Murray was Queen Mary's half brother, and the connection of his

fortunes with hers, considered in respect to its intimacy and the

length of its duration, was, on the whole, greater than that of any

other individual. He may be said to have governed Scotland, in

reality, during the whole of Mary's nominal reign, first as her

minister and friend, and afterward as her competitor and foe. He was,

at any rate, during most of her life, her nearest relative and her

most constant companion, and Mary mourned his death with many tears.

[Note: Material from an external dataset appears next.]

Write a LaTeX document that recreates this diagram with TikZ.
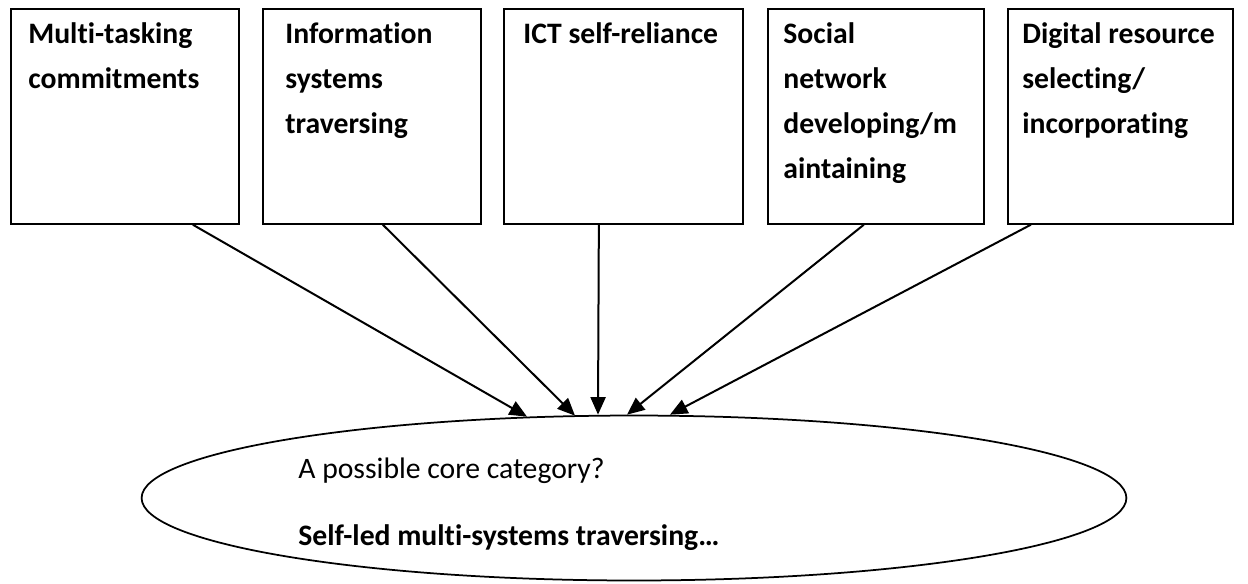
\documentclass[tikz,border=0pt]{standalone}
\usepackage{fontspec}
\setmainfont{Carlito}[Ligatures=NoCommon]
\usepackage{tikz}
\usetikzlibrary{arrows.meta,shapes.geometric,calc}

\begin{document}
\begin{tikzpicture}[x=0.02cm,y=-0.02cm,
  catbox/.style={draw,line width=0.35mm,anchor=north west,inner sep=0pt,minimum height=4.3cm},
  cattext/.style={anchor=base west,align=left,inner sep=0pt,font=\bfseries\fontsize{16.9}{25.6}\selectfont},
  toward/.style={-{Triangle[length=3.5mm,width=3mm]},line width=0.4mm}]
\useasboundingbox (0,0) rectangle (1248,583);
% the five categories
\node[catbox,minimum width=4.56cm] (multi) at (10,8) {};
\node[catbox,minimum width=4.36cm] (info) at (262,8) {};
\node[catbox,minimum width=4.78cm] (ict) at (503,8) {};
\node[catbox,minimum width=4.32cm] (social) at (767,8) {};
\node[catbox,minimum width=4.5cm] (digital) at (1007,8) {};
% base of a text = its last line
\node[cattext] (multitxt) at (28,88) {Multi-tasking\\commitments};
\node[cattext] (infotxt) at (285,133) {Information\\systems\\traversing};
\node[cattext] (icttxt) at (523,43) {ICT self-reliance};
\node[cattext] (socialtxt) at (783,178) {Social\\network\\developing/m\\aintaining};
\node[cattext] (digitaltxt) at (1022,133) {Digital resource\\selecting/\\incorporating};
% core category
\node[draw,ellipse,line width=0.35mm,minimum width=19.7cm,minimum height=3.3cm,inner sep=0pt] (core) at (634,498) {};
\node[anchor=base west,inner sep=0pt,font=\fontsize{16.9}{25.6}\selectfont] (coreq) at (298,478) {A possible core category?};
\node[anchor=base west,inner sep=0pt,font=\bfseries\fontsize{16.9}{25.6}\selectfont] (coretxt) at (298,545) {Self-led multi-systems traversing…};
\draw[toward] ($(multi.south)+(68,0)$) -- ($(core.north)+(-107,2)$);
\draw[toward] ($(info.south)+(11,0)$) -- ($(core.north)+(-59,1)$);
\draw[toward] ($(ict.south)+(-24.5,0)$) -- ($(core.north)+(-36,0)$);
\draw[toward] ($(social.south)+(-12,0)$) -- ($(core.north)+(-7,0)$);
\draw[toward] ($(digital.south)+(-89.5,0)$) -- ($(core.north)+(36,0)$);
\end{tikzpicture}
\end{document}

There was a great nobleman in England, named the Duke of Norfolk, who

had vast estates, and was regarded as the greatest subject in the

realm. He was a Catholic. Among the other countless schemes and plots

to which Mary's presence in England gave rise, he formed a plan of

marrying her, and, through her claim to the crown and by the help of

the Catholics, to overturn the government of Elizabeth. He entered

into negotiations with Mary, and she consented to become his wife,

without, however, as she says, being a party to his political

schemes. His plots were discovered; he was imprisoned, tried, and

beheaded. Mary was accused of sharing the guilt of his treason. She

denied this. She was not very vigorously proceeded against, but she

suffered in the event of the affair another sad disappointment of her

hopes of liberty, and her confinement became more strict and absolute

than ever.



Still she had quite a numerous retinue of attendants. Many of her

former friends were allowed to continue with her. Jane Kennedy, who

had escaped with her from Loch Leven, remained in her service. She

was removed from castle to castle, at Elizabeth's orders, to diminish

the probability of the forming and maturing of plans of escape. She

amused herself sometimes in embroidery and similar pursuits, and

sometimes she pined and languished under the pressure of her sorrows

and woes. Sixteen or eighteen years passed away in this manner. She

was almost forgotten. Very exciting public events were taking place

in England and in Scotland, and the name of the poor captive queen

at length seemed to pass from men's minds, except so far as it was

whispered secretly in plots and intrigues.